> [Work to complete] All the data below goes into the copy word for word, but the pictures don't.

::: Provided material

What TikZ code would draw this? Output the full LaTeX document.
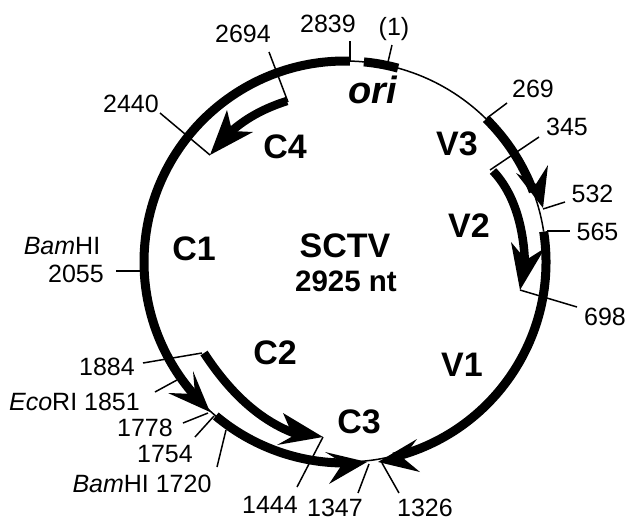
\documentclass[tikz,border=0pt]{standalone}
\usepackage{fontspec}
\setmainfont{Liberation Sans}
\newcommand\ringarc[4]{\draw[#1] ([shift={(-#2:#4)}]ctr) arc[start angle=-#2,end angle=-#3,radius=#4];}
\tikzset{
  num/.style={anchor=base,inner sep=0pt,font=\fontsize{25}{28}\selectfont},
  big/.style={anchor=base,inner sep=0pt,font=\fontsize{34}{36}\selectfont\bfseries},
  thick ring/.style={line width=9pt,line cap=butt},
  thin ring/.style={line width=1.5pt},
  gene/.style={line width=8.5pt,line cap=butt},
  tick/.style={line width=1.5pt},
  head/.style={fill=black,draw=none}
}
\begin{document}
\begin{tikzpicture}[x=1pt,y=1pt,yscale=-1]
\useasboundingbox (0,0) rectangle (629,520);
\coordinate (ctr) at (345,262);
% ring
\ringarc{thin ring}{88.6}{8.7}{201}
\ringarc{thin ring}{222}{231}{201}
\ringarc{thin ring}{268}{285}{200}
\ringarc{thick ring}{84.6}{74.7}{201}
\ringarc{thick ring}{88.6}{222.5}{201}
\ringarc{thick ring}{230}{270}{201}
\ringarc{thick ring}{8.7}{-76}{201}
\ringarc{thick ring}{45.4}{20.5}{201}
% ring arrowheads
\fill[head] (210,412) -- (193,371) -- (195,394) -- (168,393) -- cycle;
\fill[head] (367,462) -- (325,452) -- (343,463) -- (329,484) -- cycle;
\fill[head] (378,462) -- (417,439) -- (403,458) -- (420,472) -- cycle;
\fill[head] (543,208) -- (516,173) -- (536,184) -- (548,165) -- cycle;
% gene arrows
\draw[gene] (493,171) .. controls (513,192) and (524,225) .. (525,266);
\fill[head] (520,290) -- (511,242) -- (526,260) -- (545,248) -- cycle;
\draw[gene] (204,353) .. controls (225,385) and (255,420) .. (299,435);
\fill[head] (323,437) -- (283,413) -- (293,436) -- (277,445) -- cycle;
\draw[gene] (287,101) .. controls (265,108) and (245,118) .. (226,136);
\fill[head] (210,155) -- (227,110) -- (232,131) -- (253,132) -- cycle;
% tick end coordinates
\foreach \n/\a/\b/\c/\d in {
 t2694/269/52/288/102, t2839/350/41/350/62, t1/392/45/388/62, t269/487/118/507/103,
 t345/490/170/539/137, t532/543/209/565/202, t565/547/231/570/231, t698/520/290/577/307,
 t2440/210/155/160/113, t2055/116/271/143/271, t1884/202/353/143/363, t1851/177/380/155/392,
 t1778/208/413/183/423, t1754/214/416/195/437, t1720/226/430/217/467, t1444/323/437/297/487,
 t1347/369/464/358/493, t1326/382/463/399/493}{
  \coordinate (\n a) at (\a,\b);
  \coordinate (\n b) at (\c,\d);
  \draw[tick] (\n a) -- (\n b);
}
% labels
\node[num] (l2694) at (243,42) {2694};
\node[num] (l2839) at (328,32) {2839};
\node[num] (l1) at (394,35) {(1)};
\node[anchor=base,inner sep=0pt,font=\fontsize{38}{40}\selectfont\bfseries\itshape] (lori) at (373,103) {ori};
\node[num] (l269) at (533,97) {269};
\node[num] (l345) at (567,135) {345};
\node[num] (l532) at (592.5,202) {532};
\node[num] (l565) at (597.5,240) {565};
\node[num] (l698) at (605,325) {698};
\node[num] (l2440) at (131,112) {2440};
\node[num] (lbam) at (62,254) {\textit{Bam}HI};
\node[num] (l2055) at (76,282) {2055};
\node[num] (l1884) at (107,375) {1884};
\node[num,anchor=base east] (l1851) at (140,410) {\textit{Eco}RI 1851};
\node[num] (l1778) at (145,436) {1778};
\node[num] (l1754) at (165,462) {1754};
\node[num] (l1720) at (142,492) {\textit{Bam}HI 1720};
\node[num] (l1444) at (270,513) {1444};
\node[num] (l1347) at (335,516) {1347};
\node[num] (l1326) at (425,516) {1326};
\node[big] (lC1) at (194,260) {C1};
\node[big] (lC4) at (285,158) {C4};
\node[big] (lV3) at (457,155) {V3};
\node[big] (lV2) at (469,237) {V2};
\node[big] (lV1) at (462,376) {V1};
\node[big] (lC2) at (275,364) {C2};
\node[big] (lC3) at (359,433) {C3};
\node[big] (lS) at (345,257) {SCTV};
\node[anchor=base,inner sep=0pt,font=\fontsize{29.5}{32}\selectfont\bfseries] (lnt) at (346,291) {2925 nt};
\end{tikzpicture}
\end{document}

::::::

> [Solution to the problem]
What TikZ code would draw this? Output the full LaTeX document.
\documentclass[tikz,border=0pt]{standalone}
\usepackage{fontspec}
\setmainfont{Liberation Sans}
\newcommand\ringarc[4]{\draw[#1] ([shift={(-#2:#4)}]ctr) arc[start angle=-#2,end angle=-#3,radius=#4];}
\tikzset{
  num/.style={anchor=base,inner sep=0pt,font=\fontsize{25}{28}\selectfont},
  big/.style={anchor=base,inner sep=0pt,font=\fontsize{34}{36}\selectfont\bfseries},
  thick ring/.style={line width=9pt,line cap=butt},
  thin ring/.style={line width=1.5pt},
  gene/.style={line width=8.5pt,line cap=butt},
  tick/.style={line width=1.5pt},
  head/.style={fill=black,draw=none}
}
\begin{document}
\begin{tikzpicture}[x=1pt,y=1pt,yscale=-1]
\useasboundingbox (0,0) rectangle (629,520);
\coordinate (ctr) at (345,262);
% ring
\ringarc{thin ring}{88.6}{8.7}{201}
\ringarc{thin ring}{222}{231}{201}
\ringarc{thin ring}{268}{285}{200}
\ringarc{thick ring}{84.6}{74.7}{201}
\ringarc{thick ring}{88.6}{222.5}{201}
\ringarc{thick ring}{230}{270}{201}
\ringarc{thick ring}{8.7}{-76}{201}
\ringarc{thick ring}{45.4}{20.5}{201}
% ring arrowheads
\fill[head] (210,412) -- (193,371) -- (195,394) -- (168,393) -- cycle;
\fill[head] (367,462) -- (325,452) -- (343,463) -- (329,484) -- cycle;
\fill[head] (378,462) -- (417,439) -- (403,458) -- (420,472) -- cycle;
\fill[head] (543,208) -- (516,173) -- (536,184) -- (548,165) -- cycle;
% gene arrows
\draw[gene] (493,171) .. controls (513,192) and (524,225) .. (525,266);
\fill[head] (520,290) -- (511,242) -- (526,260) -- (545,248) -- cycle;
\draw[gene] (204,353) .. controls (225,385) and (255,420) .. (299,435);
\fill[head] (323,437) -- (283,413) -- (293,436) -- (277,445) -- cycle;
\draw[gene] (287,101) .. controls (265,108) and (245,118) .. (226,136);
\fill[head] (210,155) -- (227,110) -- (232,131) -- (253,132) -- cycle;
% tick end coordinates
\foreach \n/\a/\b/\c/\d in {
 t2694/269/52/288/102, t2839/350/41/350/62, t1/392/45/388/62, t269/487/118/507/103,
 t345/490/170/539/137, t532/543/209/565/202, t565/547/231/570/231, t698/520/290/577/307,
 t2440/210/155/160/113, t2055/116/271/143/271, t1884/202/353/143/363, t1851/177/380/155/392,
 t1778/208/413/183/423, t1754/214/416/195/437, t1720/226/430/217/467, t1444/323/437/297/487,
 t1347/369/464/358/493, t1326/382/463/399/493}{
  \coordinate (\n a) at (\a,\b);
  \coordinate (\n b) at (\c,\d);
  \draw[tick] (\n a) -- (\n b);
}
% labels
\node[num] (l2694) at (243,42) {2694};
\node[num] (l2839) at (328,32) {2839};
\node[num] (l1) at (394,35) {(1)};
\node[anchor=base,inner sep=0pt,font=\fontsize{38}{40}\selectfont\bfseries\itshape] (lori) at (373,103) {ori};
\node[num] (l269) at (533,97) {269};
\node[num] (l345) at (567,135) {345};
\node[num] (l532) at (592.5,202) {532};
\node[num] (l565) at (597.5,240) {565};
\node[num] (l698) at (605,325) {698};
\node[num] (l2440) at (131,112) {2440};
\node[num] (lbam) at (62,254) {\textit{Bam}HI};
\node[num] (l2055) at (76,282) {2055};
\node[num] (l1884) at (107,375) {1884};
\node[num,anchor=base east] (l1851) at (140,410) {\textit{Eco}RI 1851};
\node[num] (l1778) at (145,436) {1778};
\node[num] (l1754) at (165,462) {1754};
\node[num] (l1720) at (142,492) {\textit{Bam}HI 1720};
\node[num] (l1444) at (270,513) {1444};
\node[num] (l1347) at (335,516) {1347};
\node[num] (l1326) at (425,516) {1326};
\node[big] (lC1) at (194,260) {C1};
\node[big] (lC4) at (285,158) {C4};
\node[big] (lV3) at (457,155) {V3};
\node[big] (lV2) at (469,237) {V2};
\node[big] (lV1) at (462,376) {V1};
\node[big] (lC2) at (275,364) {C2};
\node[big] (lC3) at (359,433) {C3};
\node[big] (lS) at (345,257) {SCTV};
\node[anchor=base,inner sep=0pt,font=\fontsize{29.5}{32}\selectfont\bfseries] (lnt) at (346,291) {2925 nt};
\end{tikzpicture}
\end{document}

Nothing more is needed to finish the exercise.